**GIVEN DATA:**
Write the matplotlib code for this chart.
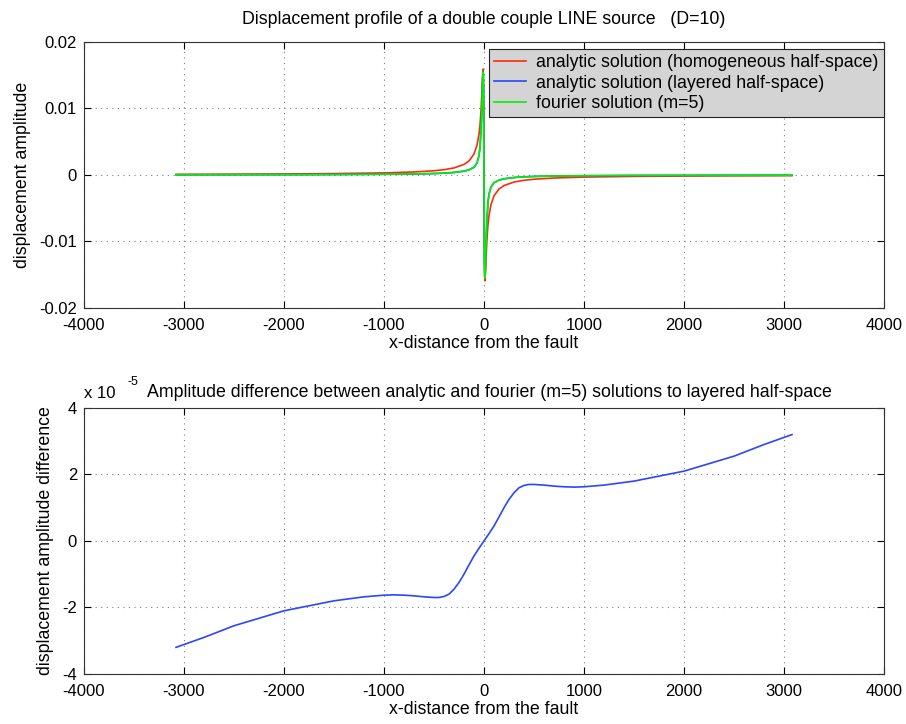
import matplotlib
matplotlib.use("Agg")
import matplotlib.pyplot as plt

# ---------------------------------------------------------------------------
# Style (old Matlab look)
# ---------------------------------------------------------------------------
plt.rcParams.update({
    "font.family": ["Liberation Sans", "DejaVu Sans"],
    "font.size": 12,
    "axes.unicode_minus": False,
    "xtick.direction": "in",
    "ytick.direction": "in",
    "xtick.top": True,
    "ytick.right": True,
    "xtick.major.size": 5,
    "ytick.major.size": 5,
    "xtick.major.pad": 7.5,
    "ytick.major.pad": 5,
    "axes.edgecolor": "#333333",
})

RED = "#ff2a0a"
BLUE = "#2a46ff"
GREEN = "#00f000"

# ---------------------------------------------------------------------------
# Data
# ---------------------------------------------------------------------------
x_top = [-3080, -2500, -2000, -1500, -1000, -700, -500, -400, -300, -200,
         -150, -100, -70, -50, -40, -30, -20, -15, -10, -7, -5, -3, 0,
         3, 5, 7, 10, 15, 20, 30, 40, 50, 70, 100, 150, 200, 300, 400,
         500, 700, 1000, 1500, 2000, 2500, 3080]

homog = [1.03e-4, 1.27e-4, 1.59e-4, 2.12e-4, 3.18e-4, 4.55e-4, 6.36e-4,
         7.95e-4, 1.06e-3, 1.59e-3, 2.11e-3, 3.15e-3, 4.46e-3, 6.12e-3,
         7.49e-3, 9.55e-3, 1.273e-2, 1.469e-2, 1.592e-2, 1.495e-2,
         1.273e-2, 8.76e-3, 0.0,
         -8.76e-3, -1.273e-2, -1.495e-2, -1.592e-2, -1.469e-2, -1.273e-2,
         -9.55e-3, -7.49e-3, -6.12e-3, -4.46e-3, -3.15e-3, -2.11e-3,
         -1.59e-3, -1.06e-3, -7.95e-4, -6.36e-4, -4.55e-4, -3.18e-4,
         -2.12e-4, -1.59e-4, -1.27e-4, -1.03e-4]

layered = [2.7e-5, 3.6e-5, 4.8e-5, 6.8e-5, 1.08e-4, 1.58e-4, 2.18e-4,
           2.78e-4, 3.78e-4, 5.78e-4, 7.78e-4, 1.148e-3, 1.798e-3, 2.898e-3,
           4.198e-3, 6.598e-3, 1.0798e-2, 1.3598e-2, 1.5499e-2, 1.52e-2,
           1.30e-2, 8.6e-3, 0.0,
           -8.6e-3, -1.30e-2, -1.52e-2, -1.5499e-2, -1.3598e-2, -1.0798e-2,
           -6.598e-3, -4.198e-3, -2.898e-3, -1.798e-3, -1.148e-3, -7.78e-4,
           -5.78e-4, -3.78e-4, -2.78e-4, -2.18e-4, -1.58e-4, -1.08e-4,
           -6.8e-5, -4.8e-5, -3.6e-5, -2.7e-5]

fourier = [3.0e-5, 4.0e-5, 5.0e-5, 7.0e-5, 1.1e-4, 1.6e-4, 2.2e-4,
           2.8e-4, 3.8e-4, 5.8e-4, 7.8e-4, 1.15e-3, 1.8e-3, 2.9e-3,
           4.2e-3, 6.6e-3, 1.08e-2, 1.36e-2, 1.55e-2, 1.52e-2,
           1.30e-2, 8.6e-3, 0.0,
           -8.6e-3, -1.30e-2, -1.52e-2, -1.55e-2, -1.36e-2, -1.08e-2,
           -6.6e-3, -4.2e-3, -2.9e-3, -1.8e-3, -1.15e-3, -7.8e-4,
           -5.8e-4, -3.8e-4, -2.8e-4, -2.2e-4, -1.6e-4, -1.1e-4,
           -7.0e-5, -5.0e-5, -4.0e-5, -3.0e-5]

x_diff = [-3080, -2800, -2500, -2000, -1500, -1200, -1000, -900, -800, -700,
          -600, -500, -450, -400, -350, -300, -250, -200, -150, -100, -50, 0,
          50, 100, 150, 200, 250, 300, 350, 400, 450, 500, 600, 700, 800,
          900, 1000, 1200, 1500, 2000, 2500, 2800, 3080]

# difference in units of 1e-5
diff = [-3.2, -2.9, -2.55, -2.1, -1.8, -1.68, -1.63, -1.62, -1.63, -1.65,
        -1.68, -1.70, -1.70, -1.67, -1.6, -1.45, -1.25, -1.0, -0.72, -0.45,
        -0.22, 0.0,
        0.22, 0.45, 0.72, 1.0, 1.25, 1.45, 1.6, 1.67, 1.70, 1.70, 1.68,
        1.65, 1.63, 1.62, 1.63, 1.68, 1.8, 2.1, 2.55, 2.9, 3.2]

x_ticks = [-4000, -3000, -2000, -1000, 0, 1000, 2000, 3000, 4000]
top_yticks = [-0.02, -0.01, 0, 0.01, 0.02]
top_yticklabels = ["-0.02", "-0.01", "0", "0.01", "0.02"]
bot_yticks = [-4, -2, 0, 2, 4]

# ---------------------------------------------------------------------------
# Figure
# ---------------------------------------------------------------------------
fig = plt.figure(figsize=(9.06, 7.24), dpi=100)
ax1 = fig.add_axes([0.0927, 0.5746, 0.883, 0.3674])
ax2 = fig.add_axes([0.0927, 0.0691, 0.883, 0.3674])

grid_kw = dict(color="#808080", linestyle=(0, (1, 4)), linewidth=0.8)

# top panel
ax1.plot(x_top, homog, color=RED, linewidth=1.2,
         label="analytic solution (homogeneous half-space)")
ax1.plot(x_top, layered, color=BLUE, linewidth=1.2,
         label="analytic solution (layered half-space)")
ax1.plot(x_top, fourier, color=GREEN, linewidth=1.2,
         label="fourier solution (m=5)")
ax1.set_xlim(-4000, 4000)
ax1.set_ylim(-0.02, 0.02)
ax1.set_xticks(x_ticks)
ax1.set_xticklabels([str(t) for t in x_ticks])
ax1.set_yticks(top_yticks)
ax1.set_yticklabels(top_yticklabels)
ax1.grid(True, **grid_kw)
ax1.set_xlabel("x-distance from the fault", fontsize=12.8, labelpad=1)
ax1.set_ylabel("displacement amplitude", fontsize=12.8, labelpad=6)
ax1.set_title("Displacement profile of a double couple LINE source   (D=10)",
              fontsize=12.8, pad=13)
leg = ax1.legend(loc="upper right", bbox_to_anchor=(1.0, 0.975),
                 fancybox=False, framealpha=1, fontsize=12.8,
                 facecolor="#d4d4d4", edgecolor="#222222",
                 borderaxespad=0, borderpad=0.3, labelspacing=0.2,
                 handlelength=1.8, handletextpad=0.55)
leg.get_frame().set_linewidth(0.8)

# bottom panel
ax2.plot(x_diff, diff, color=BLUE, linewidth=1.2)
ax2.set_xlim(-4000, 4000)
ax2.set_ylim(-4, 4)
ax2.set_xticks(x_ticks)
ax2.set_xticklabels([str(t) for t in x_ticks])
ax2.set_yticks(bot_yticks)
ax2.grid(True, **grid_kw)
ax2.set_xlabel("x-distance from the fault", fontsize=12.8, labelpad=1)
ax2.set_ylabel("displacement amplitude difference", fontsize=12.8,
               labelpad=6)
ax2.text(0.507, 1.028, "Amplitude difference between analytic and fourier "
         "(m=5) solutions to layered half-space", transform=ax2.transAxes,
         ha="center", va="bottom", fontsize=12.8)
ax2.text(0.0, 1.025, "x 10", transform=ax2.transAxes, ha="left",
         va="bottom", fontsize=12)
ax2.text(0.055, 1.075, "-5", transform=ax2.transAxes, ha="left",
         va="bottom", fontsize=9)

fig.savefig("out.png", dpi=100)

**GIVEN INSTRUCTION:** Reproduce only the lines from the beginning of the data through the line that contains "500, 700, 1000, 1500, 2000, 2500, 3080]", both included, and please drop the pictures.

**WRITTEN SOLUTION:**
Write the matplotlib code for this chart.
import matplotlib
matplotlib.use("Agg")
import matplotlib.pyplot as plt

# ---------------------------------------------------------------------------
# Style (old Matlab look)
# ---------------------------------------------------------------------------
plt.rcParams.update({
    "font.family": ["Liberation Sans", "DejaVu Sans"],
    "font.size": 12,
    "axes.unicode_minus": False,
    "xtick.direction": "in",
    "ytick.direction": "in",
    "xtick.top": True,
    "ytick.right": True,
    "xtick.major.size": 5,
    "ytick.major.size": 5,
    "xtick.major.pad": 7.5,
    "ytick.major.pad": 5,
    "axes.edgecolor": "#333333",
})

RED = "#ff2a0a"
BLUE = "#2a46ff"
GREEN = "#00f000"

# ---------------------------------------------------------------------------
# Data
# ---------------------------------------------------------------------------
x_top = [-3080, -2500, -2000, -1500, -1000, -700, -500, -400, -300, -200,
         -150, -100, -70, -50, -40, -30, -20, -15, -10, -7, -5, -3, 0,
         3, 5, 7, 10, 15, 20, 30, 40, 50, 70, 100, 150, 200, 300, 400,
         500, 700, 1000, 1500, 2000, 2500, 3080]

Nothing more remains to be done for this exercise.